Lock in price is a guarantee between the lender and the borrower that a specific interest rate will be followed at a specific cost for a period of changes in the market. Also, lock in rate is recommended especially during the rising-rate of the market instead of the floating rate.
However, there are times when the mortgage lock-in will probably change. Here are a few reasons you need to look out for:
- Changing your down payment amount or choosing another type of mortgage.
- When your credit score changes due to the application for new credit or neglecting to pay on your current debt, then it might change.
- The appraisal of your house may either be lower or higher.
6. Create an Escrow Account
To ensure that no property or funds will change until all the conditions of the transaction have been met, establish an escrow account. For this reason, your lender requires you to pay the homeowner's insurance and property taxes all year round. With each payment held on this, you pay one-twelfth of your annual tax bill and annual premium insurance.

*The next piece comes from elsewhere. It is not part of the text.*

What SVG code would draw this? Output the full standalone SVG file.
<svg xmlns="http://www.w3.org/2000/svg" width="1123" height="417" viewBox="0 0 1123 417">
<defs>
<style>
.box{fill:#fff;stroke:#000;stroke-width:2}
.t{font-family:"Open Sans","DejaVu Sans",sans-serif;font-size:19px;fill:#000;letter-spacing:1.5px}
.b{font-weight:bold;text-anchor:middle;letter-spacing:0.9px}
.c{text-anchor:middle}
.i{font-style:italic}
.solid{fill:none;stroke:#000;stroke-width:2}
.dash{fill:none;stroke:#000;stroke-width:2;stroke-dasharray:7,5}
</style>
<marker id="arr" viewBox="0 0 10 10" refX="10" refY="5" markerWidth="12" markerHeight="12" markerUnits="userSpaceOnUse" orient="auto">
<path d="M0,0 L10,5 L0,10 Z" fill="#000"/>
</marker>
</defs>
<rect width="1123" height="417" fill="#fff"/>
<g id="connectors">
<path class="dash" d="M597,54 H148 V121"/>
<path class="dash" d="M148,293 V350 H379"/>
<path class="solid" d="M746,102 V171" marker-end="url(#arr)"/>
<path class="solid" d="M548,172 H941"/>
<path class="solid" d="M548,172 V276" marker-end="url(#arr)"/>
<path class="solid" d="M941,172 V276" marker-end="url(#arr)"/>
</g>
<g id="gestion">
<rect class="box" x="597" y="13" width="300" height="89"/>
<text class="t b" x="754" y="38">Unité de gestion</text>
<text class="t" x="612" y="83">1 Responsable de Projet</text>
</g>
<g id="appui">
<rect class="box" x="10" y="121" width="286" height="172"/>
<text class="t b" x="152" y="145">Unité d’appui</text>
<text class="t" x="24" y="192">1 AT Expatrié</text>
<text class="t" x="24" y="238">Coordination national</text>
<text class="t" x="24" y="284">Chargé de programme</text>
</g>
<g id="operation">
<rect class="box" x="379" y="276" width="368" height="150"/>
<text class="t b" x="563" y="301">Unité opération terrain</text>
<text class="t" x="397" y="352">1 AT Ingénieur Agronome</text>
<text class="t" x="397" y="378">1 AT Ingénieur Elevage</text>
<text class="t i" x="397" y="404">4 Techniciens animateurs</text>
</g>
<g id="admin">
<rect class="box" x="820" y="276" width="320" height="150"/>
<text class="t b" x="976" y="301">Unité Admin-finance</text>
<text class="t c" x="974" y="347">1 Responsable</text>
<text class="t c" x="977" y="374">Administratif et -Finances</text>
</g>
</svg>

You don't have to worry about it because your lender is required by law to show the annual statements of the escrow account.
7. Consult an Insurance Agent
Selecting a home insurance plan is necessary to protect your home from future incidents like fire or theft. Therefore, it is essential to seek out the advice of an insurance agent.

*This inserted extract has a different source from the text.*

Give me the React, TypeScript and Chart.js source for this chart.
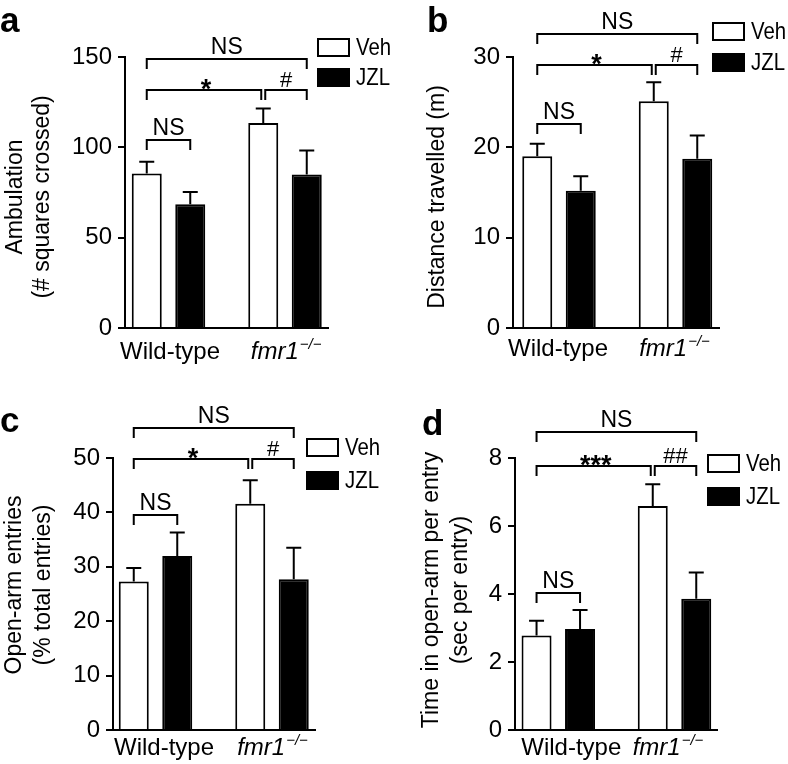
import React, { useEffect, useRef } from 'react';
import { Chart, registerables } from 'chart.js';

Chart.register(...registerables);

const FONT = '"Liberation Sans", Arial, Helvetica, sans-serif';

// ---------- data ----------
const groupLabels = ['Wild-type', 'fmr1'];
const groupSuperscripts = ['', '\u2212/\u2212'];
const seriesLabels = ['Veh', 'JZL'];

// (a) Ambulation (# squares crossed)
const ambulationVeh = [85.5, 113.4];
const ambulationVehSem = [6.5, 8.1];
const ambulationJzl = [68.5, 85.0];
const ambulationJzlSem = [6.8, 13.3];
const ambulationTicks = [0, 50, 100, 150];

// (b) Distance travelled (m)
const distanceVeh = [19.0, 25.1];
const distanceVehSem = [1.4, 2.1];
const distanceJzl = [15.2, 18.75];
const distanceJzlSem = [1.6, 2.55];
const distanceTicks = [0, 10, 20, 30];

// (c) Open-arm entries (% total entries)
const entriesVeh = [27.3, 41.6];
const entriesVehSem = [2.5, 4.3];
const entriesJzl = [32.0, 27.7];
const entriesJzlSem = [4.3, 5.8];
const entriesTicks = [0, 10, 20, 30, 40, 50];

// (d) Time in open-arm per entry (sec per entry)
const timeVeh = [2.78, 6.59];
const timeVehSem = [0.43, 0.64];
const timeJzl = [2.97, 3.86];
const timeJzlSem = [0.56, 0.77];
const timeTicks = [0, 2, 4, 6, 8];

// significance brackets: [label, fromBar, toBar, level]
// bars: 0 = WT Veh, 1 = WT JZL, 2 = fmr1 Veh, 3 = fmr1 JZL
type Sig = [string, number, number, number];
const ambulationSig: Sig[] = [['NS', 0, 3, 148.7], ['*', 0, 2, 131.6], ['#', 2, 3, 131.6], ['NS', 0, 1, 103.9]];
const distanceSig: Sig[] = [['NS', 0, 3, 32.6], ['*', 0, 2, 29.06], ['#', 2, 3, 29.06], ['NS', 0, 1, 22.54]];
const entriesSig: Sig[] = [['NS', 0, 3, 55.43], ['*', 0, 2, 49.8], ['#', 2, 3, 49.8], ['NS', 0, 1, 39.48]];
const timeSig: Sig[] = [['NS', 0, 3, 8.77], ['***', 0, 2, 7.76], ['##', 2, 3, 7.76], ['NS', 0, 1, 4.03]];

const panelLetters = ['a', 'b', 'c', 'd'];
const panelTitles = [
  ['Ambulation', '(# squares crossed)'],
  ['Distance travelled (m)'],
  ['Open-arm entries', '(% total entries)'],
  ['Time in open-arm per entry', '(sec per entry)'],
];

const PANELS = [
  { veh: ambulationVeh, vehSem: ambulationVehSem, jzl: ambulationJzl, jzlSem: ambulationJzlSem, ticks: ambulationTicks, sig: ambulationSig },
  { veh: distanceVeh, vehSem: distanceVehSem, jzl: distanceJzl, jzlSem: distanceJzlSem, ticks: distanceTicks, sig: distanceSig },
  { veh: entriesVeh, vehSem: entriesVehSem, jzl: entriesJzl, jzlSem: entriesJzlSem, ticks: entriesTicks, sig: entriesSig },
  { veh: timeVeh, vehSem: timeVehSem, jzl: timeJzl, jzlSem: timeJzlSem, ticks: timeTicks, sig: timeSig },
];

// ---------- layout (pixels inside each 394x382 panel) ----------
const W = 394;
const H = 382;
const LAYOUTS = [
  { ox: 0, oy: 0, area: { l: 125, r: 328, t: 57, b: 328 }, groups: [168.5, 285], letter: { x: 0, y: 32 }, titleXs: [16, 43], titleCy: 197, xLabelY: 359, xLabelDx: [1.5, 0.7], legend: { x: 317, ys: [38, 68] } },
  { ox: 394, oy: 0, area: { l: 119, r: 325, t: 57, b: 328 }, groups: [165, 281.5], letter: { x: 33, y: 32 }, titleXs: [44], titleCy: 197, xLabelY: 356, xLabelDx: [-1, -1.5], legend: { x: 318, ys: [22, 53] } },
  { ox: 0, oy: 382, area: { l: 113, r: 315, t: 76, b: 348 }, groups: [155.5, 272], letter: { x: 0, y: 50 }, titleXs: [15, 44], titleCy: 203, xLabelY: 373, xLabelDx: [8.5, 0], legend: { x: 306, ys: [56, 89] } },
  { ox: 394, oy: 382, area: { l: 121, r: 323, t: 76, b: 348 }, groups: [164.3, 280.5], letter: { x: 28, y: 53 }, titleXs: [38, 67], titleCy: 208, xLabelY: 373, xLabelDx: [13, -7], legend: { x: 313, ys: [72, 105] } },
];

function makeAnnot(idx: number) {
  const p = PANELS[idx];
  const lay = LAYOUTS[idx];
  return {
    id: 'annot' + idx,
    afterDraw(chart: any) {
      const ctx: CanvasRenderingContext2D = chart.ctx;
      const y = chart.scales.y;
      const x = chart.scales.x;
      const bar = (k: number) => chart.getDatasetMeta(k % 2).data[Math.floor(k / 2)];
      const means = [p.veh, p.jzl];
      const sems = [p.vehSem, p.jzlSem];
      ctx.save();
      ctx.strokeStyle = '#000';
      ctx.fillStyle = '#000';
      ctx.lineWidth = 2;
      ctx.lineCap = 'butt';

      // error bars
      for (let k = 0; k < 4; k++) {
        const ds = k % 2;
        const i = Math.floor(k / 2);
        const el = bar(k);
        const yb = y.getPixelForValue(means[ds][i]);
        const yt = y.getPixelForValue(means[ds][i] + sems[ds][i]);
        ctx.beginPath();
        ctx.moveTo(el.x, yb);
        ctx.lineTo(el.x, yt);
        ctx.moveTo(el.x - 7.5, yt);
        ctx.lineTo(el.x + 7.5, yt);
        ctx.stroke();
      }

      // brackets
      ctx.textAlign = 'center';
      ctx.textBaseline = 'alphabetic';
      for (const [label, from, to, level] of p.sig) {
        const x1 = bar(from).x + (from === 2 ? 2 : 0);
        const x2 = bar(to).x - (to === 2 ? 2 : 0);
        const yy = Math.round(y.getPixelForValue(level));
        ctx.beginPath();
        ctx.moveTo(x1, yy + 10);
        ctx.lineTo(x1, yy);
        ctx.lineTo(x2, yy);
        ctx.lineTo(x2, yy + 10);
        ctx.stroke();
        const cx = (x1 + x2) / 2;
        if (label.includes('*')) {
          ctx.font = `bold 27px ${FONT}`;
          ctx.fillText(label, cx + 2, yy + 8);
        } else if (label.includes('#')) {
          ctx.font = `22px ${FONT}`;
          ctx.fillText(label, cx, yy - 3);
        } else {
          ctx.font = `23px ${FONT}`;
          ctx.fillText(label, cx, yy - 5);
        }
      }

      // x category labels
      for (let g = 0; g < groupLabels.length; g++) {
        const cx = x.getPixelForValue(g) + lay.xLabelDx[g];
        const italic = groupSuperscripts[g] !== '';
        const mainFont = `${italic ? 'italic ' : ''}24px ${FONT}`;
        const supFont = `italic 15px ${FONT}`;
        ctx.font = mainFont;
        const w1 = ctx.measureText(groupLabels[g]).width;
        ctx.font = supFont;
        const w2 = groupSuperscripts[g] ? ctx.measureText(groupSuperscripts[g]).width : 0;
        const sx = cx - (w1 + w2) / 2;
        ctx.textAlign = 'left';
        ctx.font = mainFont;
        ctx.fillText(groupLabels[g], sx, lay.xLabelY);
        if (w2) {
          ctx.font = supFont;
          ctx.fillText(groupSuperscripts[g], sx + w1 + 1, lay.xLabelY - 10);
        }
      }

      // y title
      ctx.font = `23px ${FONT}`;
      ctx.textAlign = 'center';
      ctx.textBaseline = 'middle';
      panelTitles[idx].forEach((t, i) => {
        ctx.save();
        ctx.translate(lay.titleXs[i], lay.titleCy);
        ctx.rotate(-Math.PI / 2);
        ctx.fillText(t, 0, 0);
        ctx.restore();
      });

      // panel letter
      ctx.font = `bold 35px ${FONT}`;
      ctx.textAlign = 'left';
      ctx.textBaseline = 'alphabetic';
      ctx.fillText(panelLetters[idx], lay.letter.x, lay.letter.y);

      // legend
      const bw = 33;
      const bh = 19;
      seriesLabels.forEach((s, i) => {
        const bx = lay.legend.x;
        const by = lay.legend.ys[i];
        if (i === 0) {
          ctx.fillStyle = '#fff';
          ctx.fillRect(bx, by, bw, bh);
          ctx.strokeRect(bx + 1, by + 1, bw - 2, bh - 2);
        } else {
          ctx.fillStyle = '#000';
          ctx.fillRect(bx, by, bw, bh);
        }
        ctx.fillStyle = '#000';
        ctx.font = `24px ${FONT}`;
        ctx.textAlign = 'left';
        ctx.textBaseline = 'middle';
        ctx.save();
        ctx.translate(bx + bw + 6, by + bh / 2 + 1);
        ctx.scale(0.85, 1);
        ctx.fillText(s, 0, 0);
        ctx.restore();
      });
      ctx.restore();
    },
  };
}

function Panel({ idx }: { idx: number }) {
  const ref = useRef<HTMLCanvasElement>(null);
  useEffect(() => {
    const p = PANELS[idx];
    const lay = LAYOUTS[idx];
    const spacing = lay.groups[1] - lay.groups[0];
    const xMin = -(lay.groups[0] - lay.area.l) / spacing;
    const xMax = 1 + (lay.area.r - lay.groups[1]) / spacing;
    const XH = 10;
    const catPct = 87 / spacing;
    const barPct = 30 / 43.5;
    const chart = new Chart(ref.current as HTMLCanvasElement, {
      type: 'bar',
      data: {
        datasets: [
          {
            label: seriesLabels[0],
            data: p.veh.map((v, i) => ({ x: i, y: v })),
            backgroundColor: '#ffffff',
            borderColor: '#000000',
            borderWidth: 2,
            categoryPercentage: catPct,
            barPercentage: barPct,
          },
          {
            label: seriesLabels[1],
            data: p.jzl.map((v, i) => ({ x: i, y: v })),
            backgroundColor: '#000000',
            borderColor: '#000000',
            borderWidth: 2,
            categoryPercentage: catPct,
            barPercentage: barPct,
          },
        ],
      } as any,
      options: {
        responsive: false,
        animation: false,
        events: [],
        layout: {
          padding: { left: 0, top: lay.area.t, right: W - lay.area.r, bottom: H - lay.area.b - XH },
        },
        plugins: { legend: { display: false }, tooltip: { enabled: false } },
        scales: {
          x: {
            type: 'linear',
            min: xMin,
            max: xMax,
            offset: false,
            z: 1,
            afterBuildTicks: (s: any) => {
              s.ticks = groupLabels.map((_, i) => ({ value: i }));
            },
            afterFit: (s: any) => {
              s.height = XH;
            },
            ticks: { display: false },
            grid: { display: false },
            border: { display: true, color: '#000', width: 2 },
          },
          y: {
            type: 'linear',
            min: p.ticks[0],
            max: p.ticks[p.ticks.length - 1],
            afterBuildTicks: (s: any) => {
              s.ticks = p.ticks.map((v) => ({ value: v }));
            },
            afterFit: (s: any) => {
              s.width = lay.area.l;
            },
            ticks: { color: '#000', font: { family: FONT, size: 24 }, padding: 6 },
            grid: { display: true, drawOnChartArea: false, drawTicks: true, tickLength: 7, color: '#000', lineWidth: 2 },
            border: { display: true, color: '#000', width: 2 },
          },
        },
      } as any,
      plugins: [makeAnnot(idx)],
    });
    return () => chart.destroy();
  }, [idx]);
  const lay = LAYOUTS[idx];
  return (
    <div style={{ position: 'absolute', left: lay.ox, top: lay.oy, width: W, height: H }}>
      <canvas ref={ref} width={W} height={H} style={{ display: 'block' }} />
    </div>
  );
}

export default function App() {
  return (
    <div style={{ position: 'absolute', left: 0, top: 0, width: 788, height: 764, background: '#fff' }}>
      {PANELS.map((_, i) => (
        <Panel key={i} idx={i} />
      ))}
    </div>
  );
}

Here are some reasons why consulting an insurance agent is vital:
- Insurance agent customizes coverage packages suitable for your home.
- Explains the inclusions and exclusions of your policy.
- They are the ones processing the policy payments and document.
8. Figure Out the Closing Fees
Before closing the deal, you need to go over and finalize the contract. If need be, negotiate even at the last minute especially when it comes to the closing costs. Here are some fees you can expect during the closing:
- Attorney's Fee - pays the lawyer who reviews the closing documents on behalf of the seller or buyer
- Closing Fee - payments made for the title company, escrow company, or third party that oversees the closing in your home purchase.
- Home Inspection Fee - payments made to the ones who had verified the condition of the property before you closed the deal
- Transfer Taxes - payment for taxes when passing the title from the seller to buyer
Conclusion:
Investing in a house needs a crucial decision making to attain your desired home at a justifiable cost. The financing part is tedious and critical especially for first time home buyers, so it is best to ask professional help to avoid overspending at unnecessary expensive fees. Moreover, it is cheaper to make a good decision when purchasing rather meet future financial problems due to lack of financial plans.